* START *

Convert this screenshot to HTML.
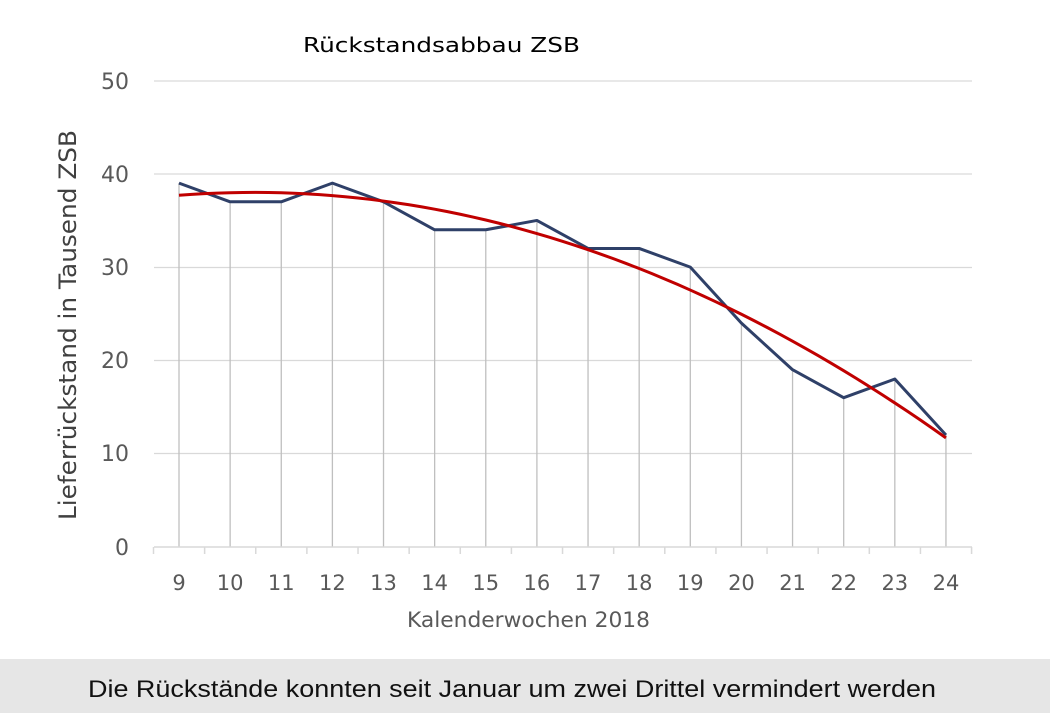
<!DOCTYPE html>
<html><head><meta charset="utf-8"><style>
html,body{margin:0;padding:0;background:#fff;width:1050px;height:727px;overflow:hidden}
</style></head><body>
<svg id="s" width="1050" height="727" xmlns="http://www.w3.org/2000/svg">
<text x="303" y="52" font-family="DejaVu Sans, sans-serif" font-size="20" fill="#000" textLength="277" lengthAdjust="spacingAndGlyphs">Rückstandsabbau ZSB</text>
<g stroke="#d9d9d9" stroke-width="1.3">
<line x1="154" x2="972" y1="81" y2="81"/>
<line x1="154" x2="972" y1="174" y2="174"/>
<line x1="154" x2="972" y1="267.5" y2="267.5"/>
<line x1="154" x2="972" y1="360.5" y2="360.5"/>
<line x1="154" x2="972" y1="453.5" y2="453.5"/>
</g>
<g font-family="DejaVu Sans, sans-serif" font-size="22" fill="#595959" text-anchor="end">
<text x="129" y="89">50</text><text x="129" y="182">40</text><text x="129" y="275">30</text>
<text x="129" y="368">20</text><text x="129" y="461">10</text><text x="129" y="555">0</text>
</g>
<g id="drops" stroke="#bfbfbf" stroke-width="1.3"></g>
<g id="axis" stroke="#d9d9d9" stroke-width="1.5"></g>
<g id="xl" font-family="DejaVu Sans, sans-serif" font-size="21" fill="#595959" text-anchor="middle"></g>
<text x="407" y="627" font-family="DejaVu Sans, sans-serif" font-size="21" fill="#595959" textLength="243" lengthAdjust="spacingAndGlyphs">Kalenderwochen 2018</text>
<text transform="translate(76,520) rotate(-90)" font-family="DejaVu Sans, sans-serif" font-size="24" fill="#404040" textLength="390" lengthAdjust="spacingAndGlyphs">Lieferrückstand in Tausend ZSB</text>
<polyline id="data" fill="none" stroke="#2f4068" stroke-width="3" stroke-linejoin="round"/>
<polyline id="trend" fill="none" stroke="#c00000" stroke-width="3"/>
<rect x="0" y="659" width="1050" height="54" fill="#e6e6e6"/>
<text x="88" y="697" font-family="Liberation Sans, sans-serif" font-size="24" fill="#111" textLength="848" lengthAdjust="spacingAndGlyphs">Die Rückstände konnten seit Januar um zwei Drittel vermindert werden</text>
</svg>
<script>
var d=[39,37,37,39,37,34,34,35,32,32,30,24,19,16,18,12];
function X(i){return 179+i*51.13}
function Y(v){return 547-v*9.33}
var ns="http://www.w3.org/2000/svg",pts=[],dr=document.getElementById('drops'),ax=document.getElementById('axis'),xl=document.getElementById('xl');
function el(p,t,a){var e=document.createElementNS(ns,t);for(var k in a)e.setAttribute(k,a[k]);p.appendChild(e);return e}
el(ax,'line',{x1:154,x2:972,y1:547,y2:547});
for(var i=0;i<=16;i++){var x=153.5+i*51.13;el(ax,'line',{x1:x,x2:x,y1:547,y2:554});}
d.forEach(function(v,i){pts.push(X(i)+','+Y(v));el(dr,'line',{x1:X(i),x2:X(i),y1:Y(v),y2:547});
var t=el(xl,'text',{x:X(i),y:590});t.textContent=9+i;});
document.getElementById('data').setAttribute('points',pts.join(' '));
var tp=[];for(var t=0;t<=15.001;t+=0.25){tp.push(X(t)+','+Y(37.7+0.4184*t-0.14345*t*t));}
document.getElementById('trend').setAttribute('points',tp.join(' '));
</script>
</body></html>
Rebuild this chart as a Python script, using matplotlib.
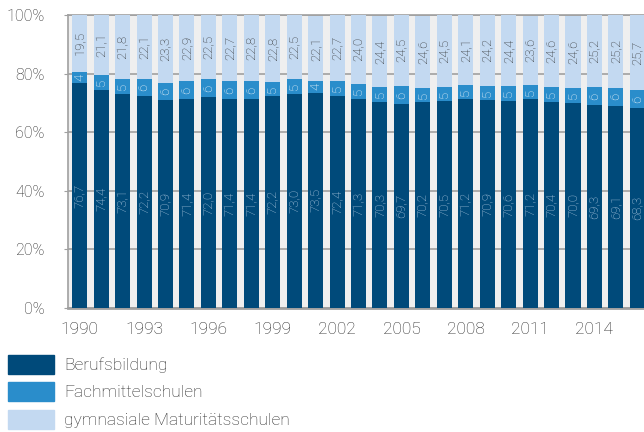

* END *

■ **THE TASK**: All entries must be written out again exactly as given, with no pictures in the copy.

■ **RESULT FOR THIS EXERCISE**:
Convert this screenshot to HTML.
<!DOCTYPE html>
<html><head><meta charset="utf-8"><style>
html,body{margin:0;padding:0;background:#fff;width:1050px;height:727px;overflow:hidden}
</style></head><body>
<svg id="s" width="1050" height="727" xmlns="http://www.w3.org/2000/svg">
<text x="303" y="52" font-family="DejaVu Sans, sans-serif" font-size="20" fill="#000" textLength="277" lengthAdjust="spacingAndGlyphs">Rückstandsabbau ZSB</text>
<g stroke="#d9d9d9" stroke-width="1.3">
<line x1="154" x2="972" y1="81" y2="81"/>
<line x1="154" x2="972" y1="174" y2="174"/>
<line x1="154" x2="972" y1="267.5" y2="267.5"/>
<line x1="154" x2="972" y1="360.5" y2="360.5"/>
<line x1="154" x2="972" y1="453.5" y2="453.5"/>
</g>
<g font-family="DejaVu Sans, sans-serif" font-size="22" fill="#595959" text-anchor="end">
<text x="129" y="89">50</text><text x="129" y="182">40</text><text x="129" y="275">30</text>
<text x="129" y="368">20</text><text x="129" y="461">10</text><text x="129" y="555">0</text>
</g>
<g id="drops" stroke="#bfbfbf" stroke-width="1.3"></g>
<g id="axis" stroke="#d9d9d9" stroke-width="1.5"></g>
<g id="xl" font-family="DejaVu Sans, sans-serif" font-size="21" fill="#595959" text-anchor="middle"></g>
<text x="407" y="627" font-family="DejaVu Sans, sans-serif" font-size="21" fill="#595959" textLength="243" lengthAdjust="spacingAndGlyphs">Kalenderwochen 2018</text>
<text transform="translate(76,520) rotate(-90)" font-family="DejaVu Sans, sans-serif" font-size="24" fill="#404040" textLength="390" lengthAdjust="spacingAndGlyphs">Lieferrückstand in Tausend ZSB</text>
<polyline id="data" fill="none" stroke="#2f4068" stroke-width="3" stroke-linejoin="round"/>
<polyline id="trend" fill="none" stroke="#c00000" stroke-width="3"/>
<rect x="0" y="659" width="1050" height="54" fill="#e6e6e6"/>
<text x="88" y="697" font-family="Liberation Sans, sans-serif" font-size="24" fill="#111" textLength="848" lengthAdjust="spacingAndGlyphs">Die Rückstände konnten seit Januar um zwei Drittel vermindert werden</text>
</svg>
<script>
var d=[39,37,37,39,37,34,34,35,32,32,30,24,19,16,18,12];
function X(i){return 179+i*51.13}
function Y(v){return 547-v*9.33}
var ns="http://www.w3.org/2000/svg",pts=[],dr=document.getElementById('drops'),ax=document.getElementById('axis'),xl=document.getElementById('xl');
function el(p,t,a){var e=document.createElementNS(ns,t);for(var k in a)e.setAttribute(k,a[k]);p.appendChild(e);return e}
el(ax,'line',{x1:154,x2:972,y1:547,y2:547});
for(var i=0;i<=16;i++){var x=153.5+i*51.13;el(ax,'line',{x1:x,x2:x,y1:547,y2:554});}
d.forEach(function(v,i){pts.push(X(i)+','+Y(v));el(dr,'line',{x1:X(i),x2:X(i),y1:Y(v),y2:547});
var t=el(xl,'text',{x:X(i),y:590});t.textContent=9+i;});
document.getElementById('data').setAttribute('points',pts.join(' '));
var tp=[];for(var t=0;t<=15.001;t+=0.25){tp.push(X(t)+','+Y(37.7+0.4184*t-0.14345*t*t));}
document.getElementById('trend').setAttribute('points',tp.join(' '));
</script>
</body></html>
Rebuild this chart as a Python script, using matplotlib.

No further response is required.